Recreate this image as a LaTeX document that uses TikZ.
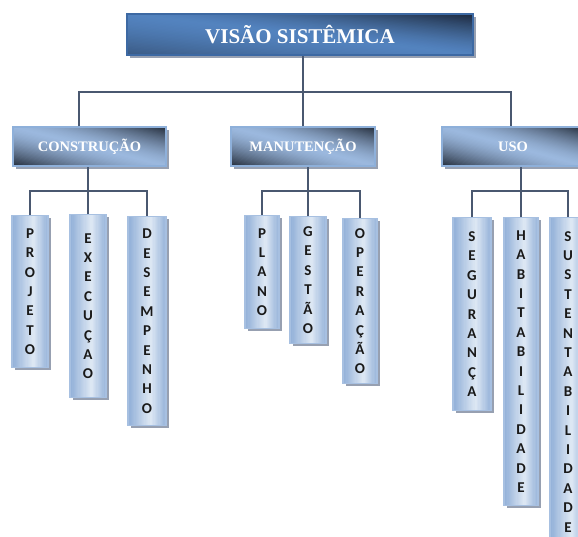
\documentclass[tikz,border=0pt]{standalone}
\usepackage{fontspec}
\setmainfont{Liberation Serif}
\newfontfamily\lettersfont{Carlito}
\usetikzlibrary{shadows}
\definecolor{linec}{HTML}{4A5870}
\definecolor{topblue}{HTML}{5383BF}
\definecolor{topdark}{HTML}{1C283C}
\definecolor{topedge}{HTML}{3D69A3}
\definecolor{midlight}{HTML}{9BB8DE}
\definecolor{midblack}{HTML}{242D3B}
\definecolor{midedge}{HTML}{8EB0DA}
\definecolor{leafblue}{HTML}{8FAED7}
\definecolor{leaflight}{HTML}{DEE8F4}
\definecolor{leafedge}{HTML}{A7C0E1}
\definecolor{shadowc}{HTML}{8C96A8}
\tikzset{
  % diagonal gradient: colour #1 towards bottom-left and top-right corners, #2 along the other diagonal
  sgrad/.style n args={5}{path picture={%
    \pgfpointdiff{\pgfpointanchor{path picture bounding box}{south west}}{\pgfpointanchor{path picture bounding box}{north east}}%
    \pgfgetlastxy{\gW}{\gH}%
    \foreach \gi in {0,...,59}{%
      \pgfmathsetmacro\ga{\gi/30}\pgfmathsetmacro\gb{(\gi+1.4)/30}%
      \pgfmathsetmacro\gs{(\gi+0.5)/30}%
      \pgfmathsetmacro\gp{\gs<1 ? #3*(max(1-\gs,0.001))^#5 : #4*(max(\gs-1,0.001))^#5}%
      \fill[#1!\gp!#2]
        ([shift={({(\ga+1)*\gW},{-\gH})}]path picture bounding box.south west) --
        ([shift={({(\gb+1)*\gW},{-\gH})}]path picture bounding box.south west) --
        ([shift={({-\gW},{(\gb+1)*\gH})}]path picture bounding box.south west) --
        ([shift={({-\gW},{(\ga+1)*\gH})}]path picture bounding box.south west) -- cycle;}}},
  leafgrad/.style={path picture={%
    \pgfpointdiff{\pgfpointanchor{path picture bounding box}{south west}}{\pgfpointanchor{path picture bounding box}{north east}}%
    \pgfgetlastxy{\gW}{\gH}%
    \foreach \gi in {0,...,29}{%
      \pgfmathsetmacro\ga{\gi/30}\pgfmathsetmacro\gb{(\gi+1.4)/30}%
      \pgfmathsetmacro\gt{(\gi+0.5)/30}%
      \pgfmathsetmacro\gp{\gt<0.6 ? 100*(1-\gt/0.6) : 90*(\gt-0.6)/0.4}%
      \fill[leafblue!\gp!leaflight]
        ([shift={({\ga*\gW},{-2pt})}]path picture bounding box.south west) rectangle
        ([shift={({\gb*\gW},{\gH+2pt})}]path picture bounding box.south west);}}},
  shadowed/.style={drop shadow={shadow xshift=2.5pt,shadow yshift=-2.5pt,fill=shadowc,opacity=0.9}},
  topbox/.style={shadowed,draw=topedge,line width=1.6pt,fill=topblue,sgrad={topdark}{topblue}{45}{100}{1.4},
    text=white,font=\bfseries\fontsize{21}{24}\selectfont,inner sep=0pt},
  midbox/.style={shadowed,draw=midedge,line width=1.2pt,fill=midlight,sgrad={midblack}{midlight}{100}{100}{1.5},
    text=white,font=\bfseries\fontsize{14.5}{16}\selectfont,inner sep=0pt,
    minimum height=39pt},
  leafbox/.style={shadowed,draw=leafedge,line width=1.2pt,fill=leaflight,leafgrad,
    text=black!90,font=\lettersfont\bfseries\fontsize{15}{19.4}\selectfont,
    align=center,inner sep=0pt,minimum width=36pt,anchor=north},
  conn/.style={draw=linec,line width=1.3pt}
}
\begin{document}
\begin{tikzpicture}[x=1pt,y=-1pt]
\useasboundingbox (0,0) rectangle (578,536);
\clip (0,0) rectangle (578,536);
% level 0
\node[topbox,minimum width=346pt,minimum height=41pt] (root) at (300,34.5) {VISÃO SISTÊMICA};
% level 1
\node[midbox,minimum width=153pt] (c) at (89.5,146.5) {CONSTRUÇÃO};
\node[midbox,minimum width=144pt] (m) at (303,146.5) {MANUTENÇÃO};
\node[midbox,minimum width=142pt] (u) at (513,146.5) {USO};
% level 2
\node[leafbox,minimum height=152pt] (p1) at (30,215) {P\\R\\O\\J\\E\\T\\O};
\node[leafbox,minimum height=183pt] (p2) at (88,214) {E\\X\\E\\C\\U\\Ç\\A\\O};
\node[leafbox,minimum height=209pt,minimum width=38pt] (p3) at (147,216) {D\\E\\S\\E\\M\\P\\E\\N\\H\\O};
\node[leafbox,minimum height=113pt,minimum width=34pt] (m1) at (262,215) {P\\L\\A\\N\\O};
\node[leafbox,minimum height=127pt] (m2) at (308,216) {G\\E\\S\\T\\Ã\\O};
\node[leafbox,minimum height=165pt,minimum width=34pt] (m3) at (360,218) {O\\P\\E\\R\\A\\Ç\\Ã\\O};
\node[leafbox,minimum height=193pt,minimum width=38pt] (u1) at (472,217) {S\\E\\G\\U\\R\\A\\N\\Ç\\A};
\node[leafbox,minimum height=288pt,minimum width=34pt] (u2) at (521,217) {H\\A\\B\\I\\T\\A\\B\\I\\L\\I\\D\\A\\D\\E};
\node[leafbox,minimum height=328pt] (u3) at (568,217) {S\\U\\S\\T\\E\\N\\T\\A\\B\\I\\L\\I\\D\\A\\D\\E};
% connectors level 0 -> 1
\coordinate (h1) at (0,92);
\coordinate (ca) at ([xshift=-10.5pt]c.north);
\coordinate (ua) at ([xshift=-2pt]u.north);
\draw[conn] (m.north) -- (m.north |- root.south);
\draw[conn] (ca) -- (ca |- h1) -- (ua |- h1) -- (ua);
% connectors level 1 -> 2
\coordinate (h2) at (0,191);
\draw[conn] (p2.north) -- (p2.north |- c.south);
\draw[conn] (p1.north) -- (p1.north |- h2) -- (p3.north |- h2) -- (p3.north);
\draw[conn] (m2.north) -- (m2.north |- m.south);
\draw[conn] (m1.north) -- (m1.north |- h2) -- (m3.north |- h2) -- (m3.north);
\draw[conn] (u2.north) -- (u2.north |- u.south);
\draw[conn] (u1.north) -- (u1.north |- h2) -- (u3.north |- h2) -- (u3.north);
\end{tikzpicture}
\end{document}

★ ★ ★ ★ ★ ★ ★

▸ **Requirements**: Without the pictures, output the full listing exactly as it stands.

▸ **Response below**:
Recreate this image as a LaTeX document that uses TikZ.
\documentclass[tikz,border=0pt]{standalone}
\usepackage{fontspec}
\setmainfont{Liberation Serif}
\newfontfamily\lettersfont{Carlito}
\usetikzlibrary{shadows}
\definecolor{linec}{HTML}{4A5870}
\definecolor{topblue}{HTML}{5383BF}
\definecolor{topdark}{HTML}{1C283C}
\definecolor{topedge}{HTML}{3D69A3}
\definecolor{midlight}{HTML}{9BB8DE}
\definecolor{midblack}{HTML}{242D3B}
\definecolor{midedge}{HTML}{8EB0DA}
\definecolor{leafblue}{HTML}{8FAED7}
\definecolor{leaflight}{HTML}{DEE8F4}
\definecolor{leafedge}{HTML}{A7C0E1}
\definecolor{shadowc}{HTML}{8C96A8}
\tikzset{
  % diagonal gradient: colour #1 towards bottom-left and top-right corners, #2 along the other diagonal
  sgrad/.style n args={5}{path picture={%
    \pgfpointdiff{\pgfpointanchor{path picture bounding box}{south west}}{\pgfpointanchor{path picture bounding box}{north east}}%
    \pgfgetlastxy{\gW}{\gH}%
    \foreach \gi in {0,...,59}{%
      \pgfmathsetmacro\ga{\gi/30}\pgfmathsetmacro\gb{(\gi+1.4)/30}%
      \pgfmathsetmacro\gs{(\gi+0.5)/30}%
      \pgfmathsetmacro\gp{\gs<1 ? #3*(max(1-\gs,0.001))^#5 : #4*(max(\gs-1,0.001))^#5}%
      \fill[#1!\gp!#2]
        ([shift={({(\ga+1)*\gW},{-\gH})}]path picture bounding box.south west) --
        ([shift={({(\gb+1)*\gW},{-\gH})}]path picture bounding box.south west) --
        ([shift={({-\gW},{(\gb+1)*\gH})}]path picture bounding box.south west) --
        ([shift={({-\gW},{(\ga+1)*\gH})}]path picture bounding box.south west) -- cycle;}}},
  leafgrad/.style={path picture={%
    \pgfpointdiff{\pgfpointanchor{path picture bounding box}{south west}}{\pgfpointanchor{path picture bounding box}{north east}}%
    \pgfgetlastxy{\gW}{\gH}%
    \foreach \gi in {0,...,29}{%
      \pgfmathsetmacro\ga{\gi/30}\pgfmathsetmacro\gb{(\gi+1.4)/30}%
      \pgfmathsetmacro\gt{(\gi+0.5)/30}%
      \pgfmathsetmacro\gp{\gt<0.6 ? 100*(1-\gt/0.6) : 90*(\gt-0.6)/0.4}%
      \fill[leafblue!\gp!leaflight]
        ([shift={({\ga*\gW},{-2pt})}]path picture bounding box.south west) rectangle
        ([shift={({\gb*\gW},{\gH+2pt})}]path picture bounding box.south west);}}},
  shadowed/.style={drop shadow={shadow xshift=2.5pt,shadow yshift=-2.5pt,fill=shadowc,opacity=0.9}},
  topbox/.style={shadowed,draw=topedge,line width=1.6pt,fill=topblue,sgrad={topdark}{topblue}{45}{100}{1.4},
    text=white,font=\bfseries\fontsize{21}{24}\selectfont,inner sep=0pt},
  midbox/.style={shadowed,draw=midedge,line width=1.2pt,fill=midlight,sgrad={midblack}{midlight}{100}{100}{1.5},
    text=white,font=\bfseries\fontsize{14.5}{16}\selectfont,inner sep=0pt,
    minimum height=39pt},
  leafbox/.style={shadowed,draw=leafedge,line width=1.2pt,fill=leaflight,leafgrad,
    text=black!90,font=\lettersfont\bfseries\fontsize{15}{19.4}\selectfont,
    align=center,inner sep=0pt,minimum width=36pt,anchor=north},
  conn/.style={draw=linec,line width=1.3pt}
}
\begin{document}
\begin{tikzpicture}[x=1pt,y=-1pt]
\useasboundingbox (0,0) rectangle (578,536);
\clip (0,0) rectangle (578,536);
% level 0
\node[topbox,minimum width=346pt,minimum height=41pt] (root) at (300,34.5) {VISÃO SISTÊMICA};
% level 1
\node[midbox,minimum width=153pt] (c) at (89.5,146.5) {CONSTRUÇÃO};
\node[midbox,minimum width=144pt] (m) at (303,146.5) {MANUTENÇÃO};
\node[midbox,minimum width=142pt] (u) at (513,146.5) {USO};
% level 2
\node[leafbox,minimum height=152pt] (p1) at (30,215) {P\\R\\O\\J\\E\\T\\O};
\node[leafbox,minimum height=183pt] (p2) at (88,214) {E\\X\\E\\C\\U\\Ç\\A\\O};
\node[leafbox,minimum height=209pt,minimum width=38pt] (p3) at (147,216) {D\\E\\S\\E\\M\\P\\E\\N\\H\\O};
\node[leafbox,minimum height=113pt,minimum width=34pt] (m1) at (262,215) {P\\L\\A\\N\\O};
\node[leafbox,minimum height=127pt] (m2) at (308,216) {G\\E\\S\\T\\Ã\\O};
\node[leafbox,minimum height=165pt,minimum width=34pt] (m3) at (360,218) {O\\P\\E\\R\\A\\Ç\\Ã\\O};
\node[leafbox,minimum height=193pt,minimum width=38pt] (u1) at (472,217) {S\\E\\G\\U\\R\\A\\N\\Ç\\A};
\node[leafbox,minimum height=288pt,minimum width=34pt] (u2) at (521,217) {H\\A\\B\\I\\T\\A\\B\\I\\L\\I\\D\\A\\D\\E};
\node[leafbox,minimum height=328pt] (u3) at (568,217) {S\\U\\S\\T\\E\\N\\T\\A\\B\\I\\L\\I\\D\\A\\D\\E};
% connectors level 0 -> 1
\coordinate (h1) at (0,92);
\coordinate (ca) at ([xshift=-10.5pt]c.north);
\coordinate (ua) at ([xshift=-2pt]u.north);
\draw[conn] (m.north) -- (m.north |- root.south);
\draw[conn] (ca) -- (ca |- h1) -- (ua |- h1) -- (ua);
% connectors level 1 -> 2
\coordinate (h2) at (0,191);
\draw[conn] (p2.north) -- (p2.north |- c.south);
\draw[conn] (p1.north) -- (p1.north |- h2) -- (p3.north |- h2) -- (p3.north);
\draw[conn] (m2.north) -- (m2.north |- m.south);
\draw[conn] (m1.north) -- (m1.north |- h2) -- (m3.north |- h2) -- (m3.north);
\draw[conn] (u2.north) -- (u2.north |- u.south);
\draw[conn] (u1.north) -- (u1.north |- h2) -- (u3.north |- h2) -- (u3.north);
\end{tikzpicture}
\end{document}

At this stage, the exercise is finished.